> Short task
Give the number of lines below that contain "this", with no other output.
───── Given entries
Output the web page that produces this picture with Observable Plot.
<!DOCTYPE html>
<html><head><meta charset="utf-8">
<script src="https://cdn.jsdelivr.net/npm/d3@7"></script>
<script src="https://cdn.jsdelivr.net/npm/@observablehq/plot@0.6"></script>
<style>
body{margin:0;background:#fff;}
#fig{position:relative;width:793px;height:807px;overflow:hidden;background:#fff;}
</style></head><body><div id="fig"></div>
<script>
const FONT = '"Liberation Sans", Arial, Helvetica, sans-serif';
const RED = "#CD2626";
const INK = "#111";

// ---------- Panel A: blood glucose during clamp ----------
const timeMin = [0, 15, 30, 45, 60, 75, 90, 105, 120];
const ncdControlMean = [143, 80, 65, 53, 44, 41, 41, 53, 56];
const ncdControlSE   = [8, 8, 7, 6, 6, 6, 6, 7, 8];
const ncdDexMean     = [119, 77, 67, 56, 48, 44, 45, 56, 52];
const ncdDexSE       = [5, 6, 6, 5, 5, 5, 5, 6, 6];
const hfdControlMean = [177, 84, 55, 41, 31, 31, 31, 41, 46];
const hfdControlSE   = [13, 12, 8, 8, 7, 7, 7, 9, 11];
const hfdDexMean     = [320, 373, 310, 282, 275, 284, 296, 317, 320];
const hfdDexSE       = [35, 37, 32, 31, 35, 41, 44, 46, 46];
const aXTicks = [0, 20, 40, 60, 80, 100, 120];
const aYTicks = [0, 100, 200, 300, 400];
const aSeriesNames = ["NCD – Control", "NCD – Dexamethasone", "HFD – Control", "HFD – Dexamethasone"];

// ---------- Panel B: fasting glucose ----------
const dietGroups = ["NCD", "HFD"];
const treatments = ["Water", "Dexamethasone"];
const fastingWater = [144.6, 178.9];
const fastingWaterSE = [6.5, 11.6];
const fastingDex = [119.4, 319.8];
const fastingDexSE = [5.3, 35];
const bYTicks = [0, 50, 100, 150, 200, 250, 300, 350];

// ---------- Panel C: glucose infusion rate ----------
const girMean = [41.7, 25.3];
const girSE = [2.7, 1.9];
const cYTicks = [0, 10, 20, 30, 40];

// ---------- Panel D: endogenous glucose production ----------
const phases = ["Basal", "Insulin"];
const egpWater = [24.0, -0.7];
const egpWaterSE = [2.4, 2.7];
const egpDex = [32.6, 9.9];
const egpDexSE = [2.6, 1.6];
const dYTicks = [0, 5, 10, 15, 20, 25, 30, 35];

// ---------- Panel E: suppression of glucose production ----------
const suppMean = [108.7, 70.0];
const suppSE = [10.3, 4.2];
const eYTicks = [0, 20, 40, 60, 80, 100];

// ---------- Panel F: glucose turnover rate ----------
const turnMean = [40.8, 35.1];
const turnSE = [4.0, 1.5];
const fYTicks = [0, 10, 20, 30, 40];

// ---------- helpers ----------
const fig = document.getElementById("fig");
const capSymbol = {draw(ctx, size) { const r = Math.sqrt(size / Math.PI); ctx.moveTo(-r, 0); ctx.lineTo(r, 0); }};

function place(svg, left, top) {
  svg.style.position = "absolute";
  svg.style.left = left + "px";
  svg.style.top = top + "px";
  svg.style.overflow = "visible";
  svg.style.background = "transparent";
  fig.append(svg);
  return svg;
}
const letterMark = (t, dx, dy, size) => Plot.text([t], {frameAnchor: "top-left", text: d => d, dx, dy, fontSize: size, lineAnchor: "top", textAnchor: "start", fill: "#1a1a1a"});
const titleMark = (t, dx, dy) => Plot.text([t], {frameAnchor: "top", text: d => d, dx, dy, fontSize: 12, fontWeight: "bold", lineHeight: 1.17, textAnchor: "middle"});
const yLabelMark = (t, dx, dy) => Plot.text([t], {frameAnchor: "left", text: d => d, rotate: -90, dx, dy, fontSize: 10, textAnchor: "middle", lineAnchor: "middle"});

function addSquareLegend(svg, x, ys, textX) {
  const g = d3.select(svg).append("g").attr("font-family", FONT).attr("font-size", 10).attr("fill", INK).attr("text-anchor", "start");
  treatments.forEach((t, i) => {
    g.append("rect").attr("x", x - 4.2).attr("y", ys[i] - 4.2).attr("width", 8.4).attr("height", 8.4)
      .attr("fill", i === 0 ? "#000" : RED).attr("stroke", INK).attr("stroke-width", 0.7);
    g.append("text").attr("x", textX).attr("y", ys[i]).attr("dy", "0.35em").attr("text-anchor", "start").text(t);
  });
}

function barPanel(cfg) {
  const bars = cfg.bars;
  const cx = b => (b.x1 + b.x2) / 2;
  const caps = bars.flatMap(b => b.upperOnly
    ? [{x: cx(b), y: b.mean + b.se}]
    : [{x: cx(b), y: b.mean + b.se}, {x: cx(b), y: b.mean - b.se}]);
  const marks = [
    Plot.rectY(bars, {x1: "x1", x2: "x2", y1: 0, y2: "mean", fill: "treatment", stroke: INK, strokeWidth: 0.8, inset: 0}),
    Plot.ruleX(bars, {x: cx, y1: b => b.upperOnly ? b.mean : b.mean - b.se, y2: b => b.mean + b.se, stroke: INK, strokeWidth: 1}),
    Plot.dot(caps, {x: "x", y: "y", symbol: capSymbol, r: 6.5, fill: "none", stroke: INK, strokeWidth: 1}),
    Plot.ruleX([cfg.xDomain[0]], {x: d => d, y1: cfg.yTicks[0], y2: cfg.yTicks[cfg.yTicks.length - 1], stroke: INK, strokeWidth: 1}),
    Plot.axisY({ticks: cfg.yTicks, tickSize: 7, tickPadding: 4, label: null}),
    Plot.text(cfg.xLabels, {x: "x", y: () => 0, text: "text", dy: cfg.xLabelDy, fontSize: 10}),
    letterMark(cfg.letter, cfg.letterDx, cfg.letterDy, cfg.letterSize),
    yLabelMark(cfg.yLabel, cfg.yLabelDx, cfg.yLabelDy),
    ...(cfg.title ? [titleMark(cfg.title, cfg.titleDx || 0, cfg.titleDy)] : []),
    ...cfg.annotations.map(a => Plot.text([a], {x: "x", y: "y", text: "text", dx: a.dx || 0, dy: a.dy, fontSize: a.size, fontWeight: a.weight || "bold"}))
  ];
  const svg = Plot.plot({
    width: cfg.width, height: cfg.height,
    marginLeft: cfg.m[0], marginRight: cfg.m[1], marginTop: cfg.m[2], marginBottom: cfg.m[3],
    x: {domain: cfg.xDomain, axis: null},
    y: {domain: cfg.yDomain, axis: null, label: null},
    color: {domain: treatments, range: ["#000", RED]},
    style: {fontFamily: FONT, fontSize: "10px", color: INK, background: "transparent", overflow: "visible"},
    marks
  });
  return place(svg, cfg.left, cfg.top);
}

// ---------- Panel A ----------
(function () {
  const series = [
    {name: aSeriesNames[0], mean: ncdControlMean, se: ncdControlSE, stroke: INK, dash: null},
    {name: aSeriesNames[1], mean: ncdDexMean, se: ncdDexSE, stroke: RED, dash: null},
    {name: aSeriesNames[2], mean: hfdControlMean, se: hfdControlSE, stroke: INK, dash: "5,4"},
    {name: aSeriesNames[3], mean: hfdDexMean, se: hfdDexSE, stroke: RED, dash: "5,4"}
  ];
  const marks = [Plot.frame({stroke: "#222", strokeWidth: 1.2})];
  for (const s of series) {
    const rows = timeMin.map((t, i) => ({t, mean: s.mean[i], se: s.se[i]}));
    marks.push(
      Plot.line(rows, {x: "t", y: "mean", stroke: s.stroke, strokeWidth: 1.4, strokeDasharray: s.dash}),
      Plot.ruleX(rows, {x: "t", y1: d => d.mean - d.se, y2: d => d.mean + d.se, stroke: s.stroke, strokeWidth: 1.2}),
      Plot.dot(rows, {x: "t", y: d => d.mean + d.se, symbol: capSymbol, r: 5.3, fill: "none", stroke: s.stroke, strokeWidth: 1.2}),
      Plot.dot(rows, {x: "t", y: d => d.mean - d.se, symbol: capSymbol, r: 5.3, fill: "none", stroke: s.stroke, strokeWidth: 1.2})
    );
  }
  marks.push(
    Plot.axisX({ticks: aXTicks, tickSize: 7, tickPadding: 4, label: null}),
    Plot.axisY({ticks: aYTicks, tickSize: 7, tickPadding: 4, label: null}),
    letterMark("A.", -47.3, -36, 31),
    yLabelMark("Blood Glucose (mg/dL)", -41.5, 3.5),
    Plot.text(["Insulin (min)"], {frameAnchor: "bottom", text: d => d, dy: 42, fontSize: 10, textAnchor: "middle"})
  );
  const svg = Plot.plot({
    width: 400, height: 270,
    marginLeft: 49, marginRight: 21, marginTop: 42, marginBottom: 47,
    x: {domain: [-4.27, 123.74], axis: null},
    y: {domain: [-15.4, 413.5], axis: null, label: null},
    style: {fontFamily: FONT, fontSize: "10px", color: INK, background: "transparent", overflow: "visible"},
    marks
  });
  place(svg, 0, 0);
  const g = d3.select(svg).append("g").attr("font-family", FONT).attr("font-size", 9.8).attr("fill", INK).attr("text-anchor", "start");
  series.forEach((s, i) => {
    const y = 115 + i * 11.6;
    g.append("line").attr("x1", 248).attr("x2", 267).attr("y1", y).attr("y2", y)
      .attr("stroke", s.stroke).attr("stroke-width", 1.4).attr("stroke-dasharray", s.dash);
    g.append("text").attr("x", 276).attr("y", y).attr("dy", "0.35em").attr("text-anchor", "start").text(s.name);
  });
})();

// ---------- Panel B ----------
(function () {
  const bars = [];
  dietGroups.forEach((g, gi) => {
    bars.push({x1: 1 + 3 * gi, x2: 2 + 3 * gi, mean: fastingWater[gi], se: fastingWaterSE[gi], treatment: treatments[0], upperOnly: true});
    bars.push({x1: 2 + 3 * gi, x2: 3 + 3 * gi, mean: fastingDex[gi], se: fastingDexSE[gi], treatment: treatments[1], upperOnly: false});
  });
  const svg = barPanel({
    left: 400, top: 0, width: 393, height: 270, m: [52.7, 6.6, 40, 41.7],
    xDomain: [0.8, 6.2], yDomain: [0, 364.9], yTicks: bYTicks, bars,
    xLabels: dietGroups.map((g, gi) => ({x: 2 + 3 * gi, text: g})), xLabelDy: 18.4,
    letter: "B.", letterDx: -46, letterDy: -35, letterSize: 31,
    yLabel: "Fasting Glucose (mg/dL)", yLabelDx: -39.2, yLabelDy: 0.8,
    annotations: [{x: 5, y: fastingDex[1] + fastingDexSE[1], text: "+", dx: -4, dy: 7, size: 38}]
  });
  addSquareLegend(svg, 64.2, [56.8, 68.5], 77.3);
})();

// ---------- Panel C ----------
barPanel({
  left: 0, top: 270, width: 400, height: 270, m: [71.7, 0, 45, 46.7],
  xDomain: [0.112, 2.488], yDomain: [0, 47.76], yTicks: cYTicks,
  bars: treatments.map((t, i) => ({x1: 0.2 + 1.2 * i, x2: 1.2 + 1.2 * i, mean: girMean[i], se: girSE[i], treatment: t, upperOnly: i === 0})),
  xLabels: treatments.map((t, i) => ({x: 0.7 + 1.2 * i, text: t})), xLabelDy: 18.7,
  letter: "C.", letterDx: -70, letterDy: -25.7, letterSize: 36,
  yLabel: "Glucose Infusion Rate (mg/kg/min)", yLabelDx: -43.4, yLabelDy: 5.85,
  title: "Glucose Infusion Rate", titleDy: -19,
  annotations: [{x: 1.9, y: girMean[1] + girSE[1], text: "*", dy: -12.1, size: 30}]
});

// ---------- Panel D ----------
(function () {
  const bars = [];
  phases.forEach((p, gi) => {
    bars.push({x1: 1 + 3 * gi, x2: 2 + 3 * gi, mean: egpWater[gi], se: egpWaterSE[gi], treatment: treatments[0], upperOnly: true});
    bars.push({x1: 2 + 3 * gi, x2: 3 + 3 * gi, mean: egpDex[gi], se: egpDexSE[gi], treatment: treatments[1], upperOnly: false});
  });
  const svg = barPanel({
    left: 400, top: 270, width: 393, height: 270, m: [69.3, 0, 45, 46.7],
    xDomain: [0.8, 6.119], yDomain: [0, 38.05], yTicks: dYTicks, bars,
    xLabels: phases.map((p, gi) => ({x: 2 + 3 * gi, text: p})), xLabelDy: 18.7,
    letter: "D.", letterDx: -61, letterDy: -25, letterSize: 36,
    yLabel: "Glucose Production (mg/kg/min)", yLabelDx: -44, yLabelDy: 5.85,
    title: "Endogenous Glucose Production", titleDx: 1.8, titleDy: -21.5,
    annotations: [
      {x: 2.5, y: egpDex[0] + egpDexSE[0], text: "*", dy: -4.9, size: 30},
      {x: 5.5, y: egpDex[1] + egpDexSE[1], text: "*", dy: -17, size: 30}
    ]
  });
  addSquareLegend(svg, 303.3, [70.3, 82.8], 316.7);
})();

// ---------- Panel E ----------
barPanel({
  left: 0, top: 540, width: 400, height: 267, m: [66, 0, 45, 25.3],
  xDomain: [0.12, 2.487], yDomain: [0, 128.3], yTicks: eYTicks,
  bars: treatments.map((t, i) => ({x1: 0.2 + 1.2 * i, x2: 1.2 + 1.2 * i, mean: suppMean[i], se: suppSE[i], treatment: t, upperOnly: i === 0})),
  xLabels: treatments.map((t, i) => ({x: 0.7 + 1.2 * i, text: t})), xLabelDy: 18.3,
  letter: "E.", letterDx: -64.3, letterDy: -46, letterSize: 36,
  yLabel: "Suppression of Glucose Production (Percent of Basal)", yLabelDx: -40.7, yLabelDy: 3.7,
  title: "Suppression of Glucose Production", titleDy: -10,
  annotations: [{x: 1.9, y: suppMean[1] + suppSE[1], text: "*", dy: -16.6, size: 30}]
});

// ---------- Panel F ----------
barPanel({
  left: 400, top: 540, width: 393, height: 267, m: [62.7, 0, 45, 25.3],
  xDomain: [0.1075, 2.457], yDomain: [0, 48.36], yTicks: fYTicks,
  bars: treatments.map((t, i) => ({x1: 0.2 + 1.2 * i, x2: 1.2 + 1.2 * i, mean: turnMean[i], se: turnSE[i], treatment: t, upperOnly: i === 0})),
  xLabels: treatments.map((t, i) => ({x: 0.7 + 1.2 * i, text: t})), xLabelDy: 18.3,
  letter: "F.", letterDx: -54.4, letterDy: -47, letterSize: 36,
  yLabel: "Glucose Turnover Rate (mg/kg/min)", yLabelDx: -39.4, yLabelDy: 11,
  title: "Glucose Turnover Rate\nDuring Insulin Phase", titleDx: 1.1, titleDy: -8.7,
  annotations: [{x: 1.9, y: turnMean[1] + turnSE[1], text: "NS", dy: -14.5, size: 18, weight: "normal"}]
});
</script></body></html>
──────────
───── Given entries
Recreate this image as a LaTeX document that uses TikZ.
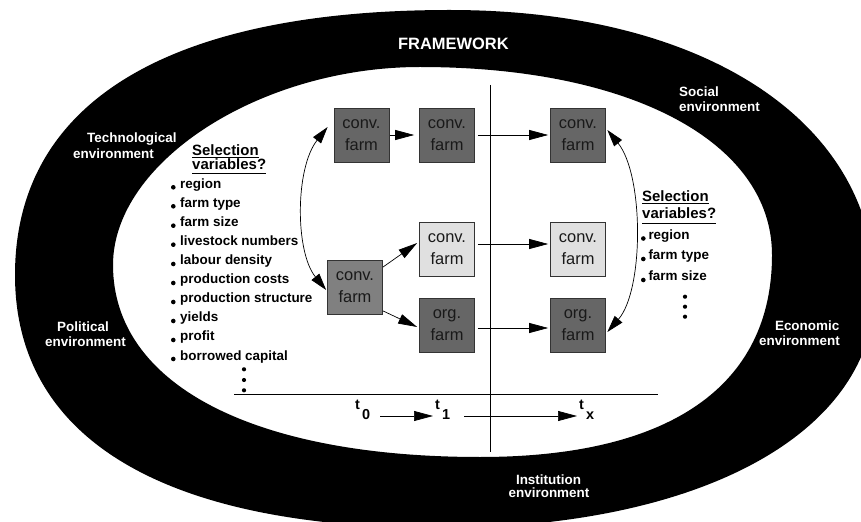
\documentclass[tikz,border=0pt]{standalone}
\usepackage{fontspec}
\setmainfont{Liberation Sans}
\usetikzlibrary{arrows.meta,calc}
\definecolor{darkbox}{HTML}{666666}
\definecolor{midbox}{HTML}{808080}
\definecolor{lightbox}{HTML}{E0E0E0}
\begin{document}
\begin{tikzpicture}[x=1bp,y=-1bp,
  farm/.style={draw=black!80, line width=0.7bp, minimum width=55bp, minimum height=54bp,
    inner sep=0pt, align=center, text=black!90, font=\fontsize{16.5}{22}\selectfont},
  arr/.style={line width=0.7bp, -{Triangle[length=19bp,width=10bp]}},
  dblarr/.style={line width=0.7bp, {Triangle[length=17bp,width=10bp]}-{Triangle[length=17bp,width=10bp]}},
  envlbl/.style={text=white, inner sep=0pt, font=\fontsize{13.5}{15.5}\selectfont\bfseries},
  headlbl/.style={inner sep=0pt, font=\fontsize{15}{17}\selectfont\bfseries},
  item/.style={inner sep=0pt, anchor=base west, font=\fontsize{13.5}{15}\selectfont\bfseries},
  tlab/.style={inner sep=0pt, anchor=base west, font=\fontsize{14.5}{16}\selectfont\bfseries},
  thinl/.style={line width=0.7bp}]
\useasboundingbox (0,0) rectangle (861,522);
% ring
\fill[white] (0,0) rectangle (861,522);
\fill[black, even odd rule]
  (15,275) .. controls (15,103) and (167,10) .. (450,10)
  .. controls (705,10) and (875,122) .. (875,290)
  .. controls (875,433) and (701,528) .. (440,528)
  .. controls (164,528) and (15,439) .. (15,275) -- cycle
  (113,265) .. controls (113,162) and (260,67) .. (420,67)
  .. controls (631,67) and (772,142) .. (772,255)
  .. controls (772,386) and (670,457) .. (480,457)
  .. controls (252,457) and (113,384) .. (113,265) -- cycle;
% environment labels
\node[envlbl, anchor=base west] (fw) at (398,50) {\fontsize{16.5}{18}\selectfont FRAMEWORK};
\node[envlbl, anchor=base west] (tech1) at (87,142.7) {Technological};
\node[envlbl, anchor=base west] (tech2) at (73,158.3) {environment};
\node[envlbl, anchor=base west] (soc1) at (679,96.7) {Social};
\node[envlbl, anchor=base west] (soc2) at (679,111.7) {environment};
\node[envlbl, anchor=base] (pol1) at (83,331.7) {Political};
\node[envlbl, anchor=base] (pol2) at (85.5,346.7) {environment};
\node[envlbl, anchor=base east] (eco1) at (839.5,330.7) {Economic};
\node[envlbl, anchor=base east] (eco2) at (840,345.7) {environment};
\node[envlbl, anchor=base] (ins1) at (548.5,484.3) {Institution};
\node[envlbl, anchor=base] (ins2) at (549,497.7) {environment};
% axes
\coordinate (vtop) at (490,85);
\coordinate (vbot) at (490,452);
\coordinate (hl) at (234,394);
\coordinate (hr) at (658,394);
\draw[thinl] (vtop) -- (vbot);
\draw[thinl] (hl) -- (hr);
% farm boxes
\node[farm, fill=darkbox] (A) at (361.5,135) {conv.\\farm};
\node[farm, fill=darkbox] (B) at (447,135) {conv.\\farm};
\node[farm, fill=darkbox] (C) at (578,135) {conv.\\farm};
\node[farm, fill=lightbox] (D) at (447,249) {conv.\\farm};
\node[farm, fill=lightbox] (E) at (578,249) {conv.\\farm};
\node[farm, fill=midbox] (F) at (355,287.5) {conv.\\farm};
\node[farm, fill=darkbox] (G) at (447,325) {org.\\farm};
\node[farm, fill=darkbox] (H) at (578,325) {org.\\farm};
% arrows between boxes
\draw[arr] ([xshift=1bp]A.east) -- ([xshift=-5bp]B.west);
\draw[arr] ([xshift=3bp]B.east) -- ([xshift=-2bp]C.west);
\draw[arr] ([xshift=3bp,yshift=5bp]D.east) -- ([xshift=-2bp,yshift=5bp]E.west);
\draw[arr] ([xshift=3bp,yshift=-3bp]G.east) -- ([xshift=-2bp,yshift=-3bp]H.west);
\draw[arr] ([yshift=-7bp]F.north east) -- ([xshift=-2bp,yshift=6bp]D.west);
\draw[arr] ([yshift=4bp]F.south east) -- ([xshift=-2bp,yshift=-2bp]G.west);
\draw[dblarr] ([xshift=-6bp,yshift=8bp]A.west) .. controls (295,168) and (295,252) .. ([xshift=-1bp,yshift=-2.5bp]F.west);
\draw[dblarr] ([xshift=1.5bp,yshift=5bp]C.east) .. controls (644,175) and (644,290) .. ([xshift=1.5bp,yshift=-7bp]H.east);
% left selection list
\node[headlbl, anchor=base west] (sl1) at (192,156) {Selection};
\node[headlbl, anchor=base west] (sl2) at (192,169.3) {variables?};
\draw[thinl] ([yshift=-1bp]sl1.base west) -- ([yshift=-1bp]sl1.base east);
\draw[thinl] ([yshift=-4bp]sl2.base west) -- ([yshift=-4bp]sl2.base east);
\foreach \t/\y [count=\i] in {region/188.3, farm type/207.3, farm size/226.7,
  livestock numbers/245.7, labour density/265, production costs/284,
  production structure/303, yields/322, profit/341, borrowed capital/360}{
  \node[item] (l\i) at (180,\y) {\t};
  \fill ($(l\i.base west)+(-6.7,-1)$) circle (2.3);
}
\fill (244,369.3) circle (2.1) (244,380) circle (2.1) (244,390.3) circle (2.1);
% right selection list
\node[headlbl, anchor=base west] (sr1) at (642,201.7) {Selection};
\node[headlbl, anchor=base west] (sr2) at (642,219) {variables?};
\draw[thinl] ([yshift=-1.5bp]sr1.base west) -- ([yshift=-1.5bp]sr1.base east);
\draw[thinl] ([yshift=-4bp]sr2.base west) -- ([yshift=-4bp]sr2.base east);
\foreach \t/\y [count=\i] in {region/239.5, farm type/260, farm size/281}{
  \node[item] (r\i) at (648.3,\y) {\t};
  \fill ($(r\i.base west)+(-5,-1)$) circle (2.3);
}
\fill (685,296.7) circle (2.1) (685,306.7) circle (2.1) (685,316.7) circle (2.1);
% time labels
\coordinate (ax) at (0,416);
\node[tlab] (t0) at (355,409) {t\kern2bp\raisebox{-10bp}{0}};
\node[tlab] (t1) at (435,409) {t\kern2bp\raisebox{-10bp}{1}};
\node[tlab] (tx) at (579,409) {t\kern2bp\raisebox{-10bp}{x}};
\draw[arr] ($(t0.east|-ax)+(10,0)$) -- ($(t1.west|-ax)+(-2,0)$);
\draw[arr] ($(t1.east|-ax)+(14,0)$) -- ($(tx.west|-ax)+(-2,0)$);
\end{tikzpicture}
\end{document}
──────────
> Full answer
2